### GIVEN REQUEST
Restate the whole of the material. Keep every word, and drop the pictures.

------

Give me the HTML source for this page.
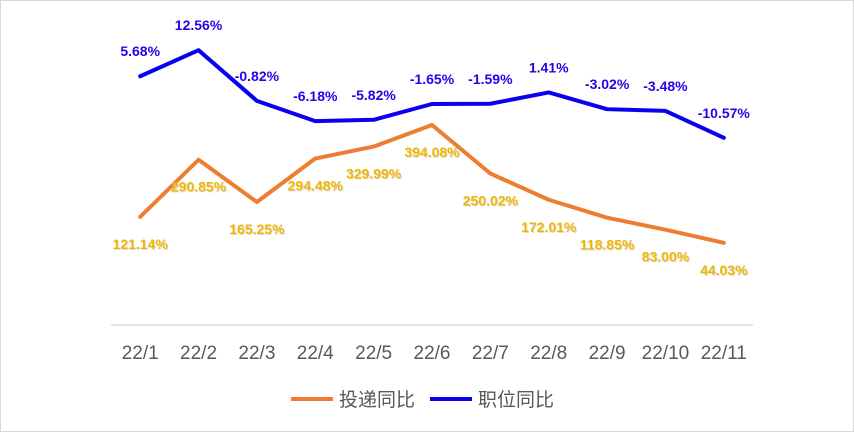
<!DOCTYPE html>
<html><head><meta charset="utf-8"><style>
html,body{margin:0;padding:0;background:#fff}
svg{display:block}
text{font-family:"Liberation Sans","Noto Sans CJK SC",sans-serif}
</style></head><body>
<svg id="chart" width="854" height="432" viewBox="0 0 854 432">
<rect x="0.5" y="0.5" width="853" height="431" fill="#fff" stroke="#d9d9d9"/>
<line x1="111" y1="325" x2="753" y2="325" stroke="#d9d9d9" stroke-width="1.5"/>
<g id="xlabels"></g>
<g id="series"></g>
<g id="labels"></g>
<g>
<line x1="291" y1="399" x2="333" y2="399" stroke="#ed7d31" stroke-width="4"/>
<text x="339" y="406" font-size="19" fill="#595959">投递同比</text>
<line x1="430" y1="399" x2="472" y2="399" stroke="#0a00f0" stroke-width="4"/>
<text x="478" y="406" font-size="19" fill="#595959">职位同比</text>
</g>
</svg>
<script>
const categories=["22/1","22/2","22/3","22/4","22/5","22/6","22/7","22/8","22/9","22/10","22/11"];
const deliveryValues=[121.14,290.85,165.25,294.48,329.99,394.08,250.02,172.01,118.85,83.00,44.03];
const jobValues=[5.68,12.56,-0.82,-6.18,-5.82,-1.65,-1.59,1.41,-3.02,-3.48,-10.57];
const primaryRange=[-200,700];
const secondaryRange=[-60,20];
const plotTop=22,plotBottom=325,plotLeft=111,plotRight=753;
const NS="http://www.w3.org/2000/svg";
const step=(plotRight-plotLeft)/categories.length;
function xPos(i){return plotLeft+step*(i+0.5);}
function yPrimary(v){return plotBottom-(v-primaryRange[0])/(primaryRange[1]-primaryRange[0])*(plotBottom-plotTop);}
function ySecondary(v){return plotBottom-(v-secondaryRange[0])/(secondaryRange[1]-secondaryRange[0])*(plotBottom-plotTop);}
function mk(tag,attrs,parent){const e=document.createElementNS(NS,tag);for(const k in attrs)e.setAttribute(k,attrs[k]);parent.appendChild(e);return e;}
const xl=document.getElementById('xlabels');
categories.forEach((c,i)=>{
  const t=mk('text',{x:xPos(i),y:359,'font-size':19,fill:'#595959','text-anchor':'middle'},xl);
  
  
  t.textContent=c;
});
const sg=document.getElementById('series');
const dl=mk('polyline',{points:deliveryValues.map((v,i)=>xPos(i)+','+yPrimary(v)).join(' '),fill:'none',stroke:'#ed7d31','stroke-width':4,'stroke-linejoin':'round','stroke-linecap':'round'},sg);


const jl=mk('polyline',{points:jobValues.map((v,i)=>xPos(i)+','+ySecondary(v)).join(' '),fill:'none',stroke:'#0a00f0','stroke-width':4,'stroke-linejoin':'round','stroke-linecap':'round'},sg);


const lg=document.getElementById('labels');
deliveryValues.forEach((v,i)=>{
  const s=mk('text',{x:xPos(i)+1,y:yPrimary(v)+33,'font-size':14,'font-weight':'bold',fill:'#c9c9c9','text-anchor':'middle',opacity:0.6},lg);
  
  
  s.textContent=v.toFixed(2)+'%';
  const t=mk('text',{x:xPos(i),y:yPrimary(v)+32,'font-size':14,'font-weight':'bold',fill:'#f2b705','text-anchor':'middle'},lg);
  
  
  t.textContent=v.toFixed(2)+'%';
});
jobValues.forEach((v,i)=>{
  const t=mk('text',{x:xPos(i),y:ySecondary(v)-20,'font-size':14,'font-weight':'bold',fill:'#2a00e8','text-anchor':'middle'},lg);
  
  
  t.textContent=v.toFixed(2)+'%';
});
</script>
</body></html>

------

### REPLY TO THE TASK
Give me the HTML source for this page.
<!DOCTYPE html>
<html><head><meta charset="utf-8"><style>
html,body{margin:0;padding:0;background:#fff}
svg{display:block}
text{font-family:"Liberation Sans","Noto Sans CJK SC",sans-serif}
</style></head><body>
<svg id="chart" width="854" height="432" viewBox="0 0 854 432">
<rect x="0.5" y="0.5" width="853" height="431" fill="#fff" stroke="#d9d9d9"/>
<line x1="111" y1="325" x2="753" y2="325" stroke="#d9d9d9" stroke-width="1.5"/>
<g id="xlabels"></g>
<g id="series"></g>
<g id="labels"></g>
<g>
<line x1="291" y1="399" x2="333" y2="399" stroke="#ed7d31" stroke-width="4"/>
<text x="339" y="406" font-size="19" fill="#595959">投递同比</text>
<line x1="430" y1="399" x2="472" y2="399" stroke="#0a00f0" stroke-width="4"/>
<text x="478" y="406" font-size="19" fill="#595959">职位同比</text>
</g>
</svg>
<script>
const categories=["22/1","22/2","22/3","22/4","22/5","22/6","22/7","22/8","22/9","22/10","22/11"];
const deliveryValues=[121.14,290.85,165.25,294.48,329.99,394.08,250.02,172.01,118.85,83.00,44.03];
const jobValues=[5.68,12.56,-0.82,-6.18,-5.82,-1.65,-1.59,1.41,-3.02,-3.48,-10.57];
const primaryRange=[-200,700];
const secondaryRange=[-60,20];
const plotTop=22,plotBottom=325,plotLeft=111,plotRight=753;
const NS="http://www.w3.org/2000/svg";
const step=(plotRight-plotLeft)/categories.length;
function xPos(i){return plotLeft+step*(i+0.5);}
function yPrimary(v){return plotBottom-(v-primaryRange[0])/(primaryRange[1]-primaryRange[0])*(plotBottom-plotTop);}
function ySecondary(v){return plotBottom-(v-secondaryRange[0])/(secondaryRange[1]-secondaryRange[0])*(plotBottom-plotTop);}
function mk(tag,attrs,parent){const e=document.createElementNS(NS,tag);for(const k in attrs)e.setAttribute(k,attrs[k]);parent.appendChild(e);return e;}
const xl=document.getElementById('xlabels');
categories.forEach((c,i)=>{
  const t=mk('text',{x:xPos(i),y:359,'font-size':19,fill:'#595959','text-anchor':'middle'},xl);
  
  
  t.textContent=c;
});
const sg=document.getElementById('series');
const dl=mk('polyline',{points:deliveryValues.map((v,i)=>xPos(i)+','+yPrimary(v)).join(' '),fill:'none',stroke:'#ed7d31','stroke-width':4,'stroke-linejoin':'round','stroke-linecap':'round'},sg);


const jl=mk('polyline',{points:jobValues.map((v,i)=>xPos(i)+','+ySecondary(v)).join(' '),fill:'none',stroke:'#0a00f0','stroke-width':4,'stroke-linejoin':'round','stroke-linecap':'round'},sg);


const lg=document.getElementById('labels');
deliveryValues.forEach((v,i)=>{
  const s=mk('text',{x:xPos(i)+1,y:yPrimary(v)+33,'font-size':14,'font-weight':'bold',fill:'#c9c9c9','text-anchor':'middle',opacity:0.6},lg);
  
  
  s.textContent=v.toFixed(2)+'%';
  const t=mk('text',{x:xPos(i),y:yPrimary(v)+32,'font-size':14,'font-weight':'bold',fill:'#f2b705','text-anchor':'middle'},lg);
  
  
  t.textContent=v.toFixed(2)+'%';
});
jobValues.forEach((v,i)=>{
  const t=mk('text',{x:xPos(i),y:ySecondary(v)-20,'font-size':14,'font-weight':'bold',fill:'#2a00e8','text-anchor':'middle'},lg);
  
  
  t.textContent=v.toFixed(2)+'%';
});
</script>
</body></html>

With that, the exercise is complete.